Le pouvoir d’une déclaration formelle (pratijna) consistant à remplacer d’autres déclarations est également discerné dans le Vedanta-sutra 2.3.5 : « La proposition (pratijna) énoncée au début du chapitre 6 de la Chandogya Upanishad ne peut être contredite que si tous les effets sont acceptés comme non distincts du Brahman, comme en témoignent les paroles révélées de l’écriture (shabda) » (​​pratijñā’hānir avyatirekāc chabdebhyaḥ).

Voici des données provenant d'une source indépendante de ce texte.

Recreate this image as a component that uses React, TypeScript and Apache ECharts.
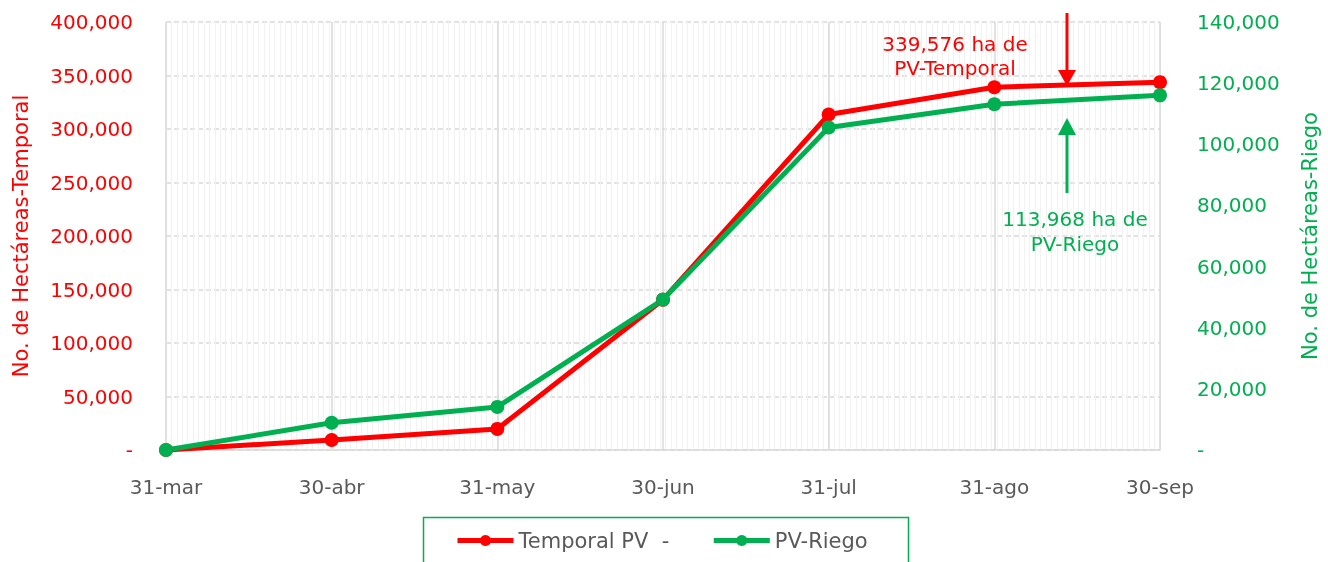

En conséquence, Shri Jiva Gosvami affirme que « krishnas tu bhagavan svayam » (SB 1.3.28) est un énoncé dit pratijna. En outre, d’autres déclarations se trouvant soit dans le Srimad Bhagavata Purana soit dans toute autre écriture qui contredisent la position de Krishna en tant que Svayam Bhagavan doivent être interprétées à la lumière de ce pratijna. La raison en est que l’auteur de toutes les écritures, telles que les Védas, les Puranas et les Itihasas, est Shri Vyasa, qui est au-delà de toute confusion quant à la Réalité Absolue. Il doit y avoir de la conformité dans ses écritures. Il n’est pas possible qu’il se contredise dans différentes écritures. Ainsi, en vertu de l’énoncé « krishnas tu bhagavan svayam », qui est le paribhasa-sutra et un pratijna, la conclusion est établie selon laquelle Krishna n’est ni un avatara ni un avatari, la source des avataras, mais qu’Il est au-delà des deux. Il est Svayam Bhagavan, la Personne Suprême originelle.

Satyanarayana Dasa

Nota bene : même si Jiva Gosvami mentionne également Krishna comme avatari, nous évitons de le mentionner dans cet article pour faire une distinction claire entre Lui et Garbhodakasayi Vishnu, qui est également avatari. Si nous utilisions le terme « avatari » en nous référant aux deux, il pourrait y avoir une confusion de l’un avec l’autre et penser qu’il n’y a pas de distinction entre eux, mais le but de cet article est de montrer que Krishna est au-delà de toutes les autres manifestations de Dieu, et c’est là la signification du terme « Svayam Bhagavan ». Il s’agit d’une tentative d’aider les lecteurs à comprendre l’utilisation des mots « avatari » et « avatara » dans un contexte approprié.